## Dataset content
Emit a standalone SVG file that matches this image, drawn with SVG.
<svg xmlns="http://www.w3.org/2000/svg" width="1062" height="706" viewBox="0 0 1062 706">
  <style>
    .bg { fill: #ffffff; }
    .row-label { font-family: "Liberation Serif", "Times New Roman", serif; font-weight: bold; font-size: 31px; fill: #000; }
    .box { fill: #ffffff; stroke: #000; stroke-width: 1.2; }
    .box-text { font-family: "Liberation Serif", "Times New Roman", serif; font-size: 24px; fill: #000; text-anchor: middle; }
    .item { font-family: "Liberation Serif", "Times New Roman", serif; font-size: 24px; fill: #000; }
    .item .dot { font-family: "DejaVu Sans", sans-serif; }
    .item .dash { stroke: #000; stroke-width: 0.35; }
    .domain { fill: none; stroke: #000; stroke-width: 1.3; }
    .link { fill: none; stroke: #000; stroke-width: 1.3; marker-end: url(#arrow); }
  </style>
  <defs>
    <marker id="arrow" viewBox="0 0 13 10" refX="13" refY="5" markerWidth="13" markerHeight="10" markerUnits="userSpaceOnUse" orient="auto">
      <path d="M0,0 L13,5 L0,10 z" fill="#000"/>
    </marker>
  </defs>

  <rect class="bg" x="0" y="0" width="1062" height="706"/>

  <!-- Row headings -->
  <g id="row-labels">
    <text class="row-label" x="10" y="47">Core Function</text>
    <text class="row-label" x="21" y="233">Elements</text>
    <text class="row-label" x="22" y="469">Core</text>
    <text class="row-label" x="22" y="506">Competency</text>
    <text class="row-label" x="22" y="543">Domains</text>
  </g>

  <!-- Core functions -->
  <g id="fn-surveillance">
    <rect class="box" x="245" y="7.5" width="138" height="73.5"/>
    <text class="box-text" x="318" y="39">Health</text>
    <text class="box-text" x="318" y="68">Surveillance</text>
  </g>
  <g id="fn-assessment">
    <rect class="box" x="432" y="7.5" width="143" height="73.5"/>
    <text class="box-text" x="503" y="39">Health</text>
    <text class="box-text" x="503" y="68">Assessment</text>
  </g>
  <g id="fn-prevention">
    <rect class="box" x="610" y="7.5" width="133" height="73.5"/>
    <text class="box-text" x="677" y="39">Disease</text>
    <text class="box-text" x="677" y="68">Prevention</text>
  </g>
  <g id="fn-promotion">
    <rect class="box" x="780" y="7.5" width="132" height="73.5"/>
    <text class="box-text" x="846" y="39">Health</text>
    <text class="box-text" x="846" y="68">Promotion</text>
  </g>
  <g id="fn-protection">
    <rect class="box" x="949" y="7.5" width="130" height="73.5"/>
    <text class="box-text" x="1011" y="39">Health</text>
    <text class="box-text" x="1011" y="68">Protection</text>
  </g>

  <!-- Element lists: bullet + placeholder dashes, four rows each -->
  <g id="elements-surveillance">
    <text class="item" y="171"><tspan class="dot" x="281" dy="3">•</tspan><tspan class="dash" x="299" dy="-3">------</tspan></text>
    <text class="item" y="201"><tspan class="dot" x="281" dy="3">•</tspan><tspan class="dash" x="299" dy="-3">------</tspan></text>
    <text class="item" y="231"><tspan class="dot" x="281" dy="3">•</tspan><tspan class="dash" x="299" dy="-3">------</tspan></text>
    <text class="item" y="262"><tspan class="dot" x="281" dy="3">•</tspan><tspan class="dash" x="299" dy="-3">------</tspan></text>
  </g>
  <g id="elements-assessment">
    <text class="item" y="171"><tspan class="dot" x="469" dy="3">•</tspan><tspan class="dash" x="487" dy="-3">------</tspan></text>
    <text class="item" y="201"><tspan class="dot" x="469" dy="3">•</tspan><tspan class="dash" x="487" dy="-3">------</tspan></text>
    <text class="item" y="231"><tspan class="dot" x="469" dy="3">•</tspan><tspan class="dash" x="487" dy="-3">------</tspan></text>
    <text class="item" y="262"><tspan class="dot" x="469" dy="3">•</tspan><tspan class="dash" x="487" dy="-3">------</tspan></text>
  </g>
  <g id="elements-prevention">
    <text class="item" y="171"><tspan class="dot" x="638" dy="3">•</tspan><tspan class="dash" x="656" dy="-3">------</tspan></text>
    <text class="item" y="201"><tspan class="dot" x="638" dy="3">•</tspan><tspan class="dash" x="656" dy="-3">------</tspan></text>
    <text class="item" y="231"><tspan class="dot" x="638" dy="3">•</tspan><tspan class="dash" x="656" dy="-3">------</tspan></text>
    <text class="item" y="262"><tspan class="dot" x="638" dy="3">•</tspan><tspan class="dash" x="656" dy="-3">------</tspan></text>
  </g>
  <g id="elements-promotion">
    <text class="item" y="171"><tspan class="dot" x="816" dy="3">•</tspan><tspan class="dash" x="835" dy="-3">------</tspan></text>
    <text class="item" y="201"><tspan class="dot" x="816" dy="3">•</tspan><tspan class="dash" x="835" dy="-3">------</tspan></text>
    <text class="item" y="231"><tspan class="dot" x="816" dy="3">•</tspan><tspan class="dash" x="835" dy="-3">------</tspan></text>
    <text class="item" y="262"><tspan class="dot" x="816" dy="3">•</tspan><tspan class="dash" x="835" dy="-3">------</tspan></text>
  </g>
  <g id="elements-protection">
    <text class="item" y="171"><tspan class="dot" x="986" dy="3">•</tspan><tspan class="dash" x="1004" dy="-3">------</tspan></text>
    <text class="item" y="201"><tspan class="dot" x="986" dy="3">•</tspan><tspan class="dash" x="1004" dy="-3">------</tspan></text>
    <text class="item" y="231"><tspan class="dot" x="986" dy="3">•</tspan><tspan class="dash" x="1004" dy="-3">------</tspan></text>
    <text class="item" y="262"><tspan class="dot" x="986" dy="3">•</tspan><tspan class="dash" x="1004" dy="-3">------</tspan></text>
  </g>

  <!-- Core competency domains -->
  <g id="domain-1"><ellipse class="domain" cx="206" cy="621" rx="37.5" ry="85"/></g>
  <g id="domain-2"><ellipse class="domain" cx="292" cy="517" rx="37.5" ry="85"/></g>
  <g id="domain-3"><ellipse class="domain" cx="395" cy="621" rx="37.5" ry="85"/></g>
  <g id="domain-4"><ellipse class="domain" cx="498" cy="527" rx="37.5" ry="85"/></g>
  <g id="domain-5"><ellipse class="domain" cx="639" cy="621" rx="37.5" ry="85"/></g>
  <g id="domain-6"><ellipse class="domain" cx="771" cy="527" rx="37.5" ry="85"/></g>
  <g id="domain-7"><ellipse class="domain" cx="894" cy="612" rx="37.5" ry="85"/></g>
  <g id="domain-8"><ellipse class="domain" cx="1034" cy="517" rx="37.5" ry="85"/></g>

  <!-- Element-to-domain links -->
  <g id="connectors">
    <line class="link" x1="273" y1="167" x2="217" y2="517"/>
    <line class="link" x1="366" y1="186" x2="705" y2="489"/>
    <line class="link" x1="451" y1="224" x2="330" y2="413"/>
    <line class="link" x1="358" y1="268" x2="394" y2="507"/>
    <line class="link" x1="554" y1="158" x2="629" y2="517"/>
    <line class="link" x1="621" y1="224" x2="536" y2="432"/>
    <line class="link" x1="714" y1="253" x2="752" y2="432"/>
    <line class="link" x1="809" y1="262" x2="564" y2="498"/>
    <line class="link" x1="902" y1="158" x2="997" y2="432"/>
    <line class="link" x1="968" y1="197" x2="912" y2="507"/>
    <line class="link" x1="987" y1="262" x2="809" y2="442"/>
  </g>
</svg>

## Goal
From the first line to the last, please quote the material above exactly.

## Written reply
Emit a standalone SVG file that matches this image, drawn with SVG.
<svg xmlns="http://www.w3.org/2000/svg" width="1062" height="706" viewBox="0 0 1062 706">
  <style>
    .bg { fill: #ffffff; }
    .row-label { font-family: "Liberation Serif", "Times New Roman", serif; font-weight: bold; font-size: 31px; fill: #000; }
    .box { fill: #ffffff; stroke: #000; stroke-width: 1.2; }
    .box-text { font-family: "Liberation Serif", "Times New Roman", serif; font-size: 24px; fill: #000; text-anchor: middle; }
    .item { font-family: "Liberation Serif", "Times New Roman", serif; font-size: 24px; fill: #000; }
    .item .dot { font-family: "DejaVu Sans", sans-serif; }
    .item .dash { stroke: #000; stroke-width: 0.35; }
    .domain { fill: none; stroke: #000; stroke-width: 1.3; }
    .link { fill: none; stroke: #000; stroke-width: 1.3; marker-end: url(#arrow); }
  </style>
  <defs>
    <marker id="arrow" viewBox="0 0 13 10" refX="13" refY="5" markerWidth="13" markerHeight="10" markerUnits="userSpaceOnUse" orient="auto">
      <path d="M0,0 L13,5 L0,10 z" fill="#000"/>
    </marker>
  </defs>

  <rect class="bg" x="0" y="0" width="1062" height="706"/>

  <!-- Row headings -->
  <g id="row-labels">
    <text class="row-label" x="10" y="47">Core Function</text>
    <text class="row-label" x="21" y="233">Elements</text>
    <text class="row-label" x="22" y="469">Core</text>
    <text class="row-label" x="22" y="506">Competency</text>
    <text class="row-label" x="22" y="543">Domains</text>
  </g>

  <!-- Core functions -->
  <g id="fn-surveillance">
    <rect class="box" x="245" y="7.5" width="138" height="73.5"/>
    <text class="box-text" x="318" y="39">Health</text>
    <text class="box-text" x="318" y="68">Surveillance</text>
  </g>
  <g id="fn-assessment">
    <rect class="box" x="432" y="7.5" width="143" height="73.5"/>
    <text class="box-text" x="503" y="39">Health</text>
    <text class="box-text" x="503" y="68">Assessment</text>
  </g>
  <g id="fn-prevention">
    <rect class="box" x="610" y="7.5" width="133" height="73.5"/>
    <text class="box-text" x="677" y="39">Disease</text>
    <text class="box-text" x="677" y="68">Prevention</text>
  </g>
  <g id="fn-promotion">
    <rect class="box" x="780" y="7.5" width="132" height="73.5"/>
    <text class="box-text" x="846" y="39">Health</text>
    <text class="box-text" x="846" y="68">Promotion</text>
  </g>
  <g id="fn-protection">
    <rect class="box" x="949" y="7.5" width="130" height="73.5"/>
    <text class="box-text" x="1011" y="39">Health</text>
    <text class="box-text" x="1011" y="68">Protection</text>
  </g>

  <!-- Element lists: bullet + placeholder dashes, four rows each -->
  <g id="elements-surveillance">
    <text class="item" y="171"><tspan class="dot" x="281" dy="3">•</tspan><tspan class="dash" x="299" dy="-3">------</tspan></text>
    <text class="item" y="201"><tspan class="dot" x="281" dy="3">•</tspan><tspan class="dash" x="299" dy="-3">------</tspan></text>
    <text class="item" y="231"><tspan class="dot" x="281" dy="3">•</tspan><tspan class="dash" x="299" dy="-3">------</tspan></text>
    <text class="item" y="262"><tspan class="dot" x="281" dy="3">•</tspan><tspan class="dash" x="299" dy="-3">------</tspan></text>
  </g>
  <g id="elements-assessment">
    <text class="item" y="171"><tspan class="dot" x="469" dy="3">•</tspan><tspan class="dash" x="487" dy="-3">------</tspan></text>
    <text class="item" y="201"><tspan class="dot" x="469" dy="3">•</tspan><tspan class="dash" x="487" dy="-3">------</tspan></text>
    <text class="item" y="231"><tspan class="dot" x="469" dy="3">•</tspan><tspan class="dash" x="487" dy="-3">------</tspan></text>
    <text class="item" y="262"><tspan class="dot" x="469" dy="3">•</tspan><tspan class="dash" x="487" dy="-3">------</tspan></text>
  </g>
  <g id="elements-prevention">
    <text class="item" y="171"><tspan class="dot" x="638" dy="3">•</tspan><tspan class="dash" x="656" dy="-3">------</tspan></text>
    <text class="item" y="201"><tspan class="dot" x="638" dy="3">•</tspan><tspan class="dash" x="656" dy="-3">------</tspan></text>
    <text class="item" y="231"><tspan class="dot" x="638" dy="3">•</tspan><tspan class="dash" x="656" dy="-3">------</tspan></text>
    <text class="item" y="262"><tspan class="dot" x="638" dy="3">•</tspan><tspan class="dash" x="656" dy="-3">------</tspan></text>
  </g>
  <g id="elements-promotion">
    <text class="item" y="171"><tspan class="dot" x="816" dy="3">•</tspan><tspan class="dash" x="835" dy="-3">------</tspan></text>
    <text class="item" y="201"><tspan class="dot" x="816" dy="3">•</tspan><tspan class="dash" x="835" dy="-3">------</tspan></text>
    <text class="item" y="231"><tspan class="dot" x="816" dy="3">•</tspan><tspan class="dash" x="835" dy="-3">------</tspan></text>
    <text class="item" y="262"><tspan class="dot" x="816" dy="3">•</tspan><tspan class="dash" x="835" dy="-3">------</tspan></text>
  </g>
  <g id="elements-protection">
    <text class="item" y="171"><tspan class="dot" x="986" dy="3">•</tspan><tspan class="dash" x="1004" dy="-3">------</tspan></text>
    <text class="item" y="201"><tspan class="dot" x="986" dy="3">•</tspan><tspan class="dash" x="1004" dy="-3">------</tspan></text>
    <text class="item" y="231"><tspan class="dot" x="986" dy="3">•</tspan><tspan class="dash" x="1004" dy="-3">------</tspan></text>
    <text class="item" y="262"><tspan class="dot" x="986" dy="3">•</tspan><tspan class="dash" x="1004" dy="-3">------</tspan></text>
  </g>

  <!-- Core competency domains -->
  <g id="domain-1"><ellipse class="domain" cx="206" cy="621" rx="37.5" ry="85"/></g>
  <g id="domain-2"><ellipse class="domain" cx="292" cy="517" rx="37.5" ry="85"/></g>
  <g id="domain-3"><ellipse class="domain" cx="395" cy="621" rx="37.5" ry="85"/></g>
  <g id="domain-4"><ellipse class="domain" cx="498" cy="527" rx="37.5" ry="85"/></g>
  <g id="domain-5"><ellipse class="domain" cx="639" cy="621" rx="37.5" ry="85"/></g>
  <g id="domain-6"><ellipse class="domain" cx="771" cy="527" rx="37.5" ry="85"/></g>
  <g id="domain-7"><ellipse class="domain" cx="894" cy="612" rx="37.5" ry="85"/></g>
  <g id="domain-8"><ellipse class="domain" cx="1034" cy="517" rx="37.5" ry="85"/></g>

  <!-- Element-to-domain links -->
  <g id="connectors">
    <line class="link" x1="273" y1="167" x2="217" y2="517"/>
    <line class="link" x1="366" y1="186" x2="705" y2="489"/>
    <line class="link" x1="451" y1="224" x2="330" y2="413"/>
    <line class="link" x1="358" y1="268" x2="394" y2="507"/>
    <line class="link" x1="554" y1="158" x2="629" y2="517"/>
    <line class="link" x1="621" y1="224" x2="536" y2="432"/>
    <line class="link" x1="714" y1="253" x2="752" y2="432"/>
    <line class="link" x1="809" y1="262" x2="564" y2="498"/>
    <line class="link" x1="902" y1="158" x2="997" y2="432"/>
    <line class="link" x1="968" y1="197" x2="912" y2="507"/>
    <line class="link" x1="987" y1="262" x2="809" y2="442"/>
  </g>
</svg>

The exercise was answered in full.